Como curiosidad, señalar también el concurso inesperado de la actriz española Paulina Gálvez en un personaje muy secundario. La cosa supongo que viene de que Paulina (que siempre me ha parecido una mujer muy atractiva) se casó con Alexis Valdés, el cómico cubano, quien se ha hecho muy popular en la TV de Miami. Me imagino que al residir allí, le salió esta oportunidad y dijo sí.
El caso es que Paulina Gálvez interpreta a una agente chicana de la DEA: siguiendo un criterio desconcertante –¡se supone que hace de yanqui latina!–, decide mantener el seco acento español de Estudio 1 (que canta como una almeja en paella de conejo), únicamente matizado con la consabida conversión de las ces y zetas en eses. El resultado es, lamentablemente, muy marciano.

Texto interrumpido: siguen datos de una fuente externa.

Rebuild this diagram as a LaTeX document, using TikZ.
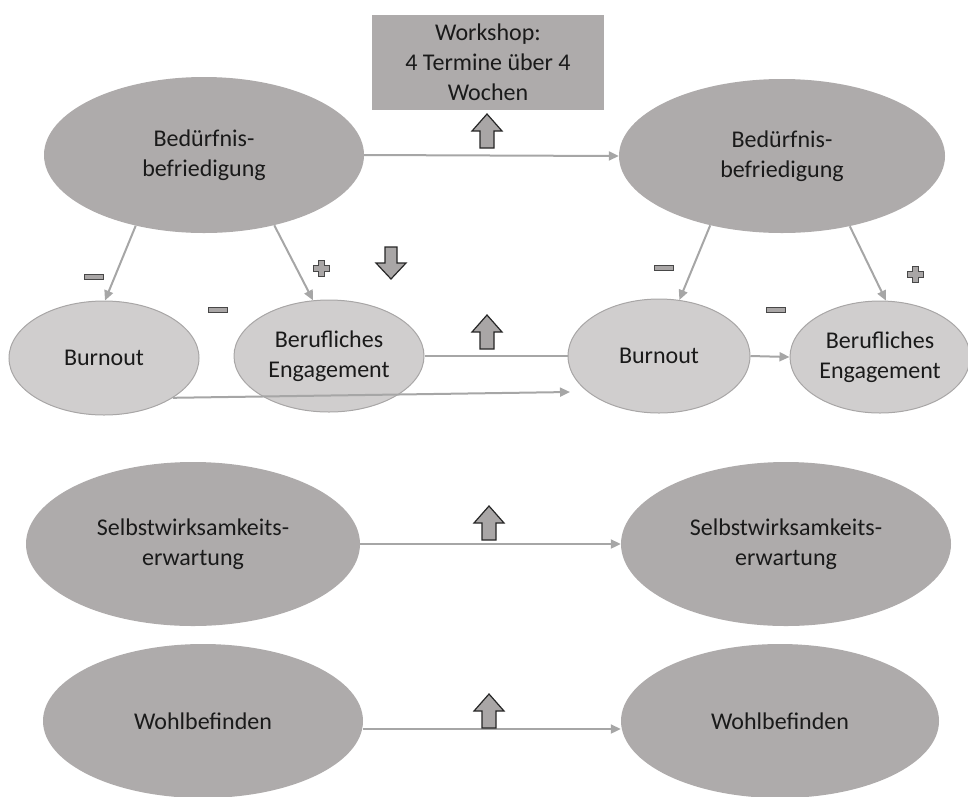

Pero, sin duda, el gran descubrimiento (para mí) y la gran confirmación (para el espectador colombiano, imagino) de El cartel de los sapos es Robinson Díaz, el actor que encarna al alma de la serie: el despiadado sicario devenido gran capo, Milton Jiménez “El Cabo”.
Robinson Díaz es, al parecer, un actor de teatro y cine muy popular y prestigioso en su país. También ha protagonizado numerosas telenovelas. A la hora de preparar su papel de “El Cabo”, ha dicho públicamente que su intención primordial era provocar miedo en el espectador. Doy fe cabal de que lo consigue. Su caracterización abarca unos matices que entran a pecho descubierto en el territorio de lo siniestro, lo sórdido y hasta lo luciferino. Ello no le impide pulsar el resorte de lo humorístico cuando le viene en gana: junto a Guadaña, forma un dúo cómico entrañable, digno de Pajares y Esteso.
En su rostro cruel y su sonrisa crispada de hiena leo los rasgos morunos de mi padre y la mirada torva de mi tío. Vamos, que podría ser de mi familia tranquilamente. Lo cual, usando una expresión que el propio Cabito utiliza, “me llena de desconfianza”.
La magistral interpretación de Robinson Díaz es razón más que suficiente para echarle una mirada a la serie, enganchosa de por sí. Pero cuidado, que mirar a los ojos de El Cabo es como mirar al abismo.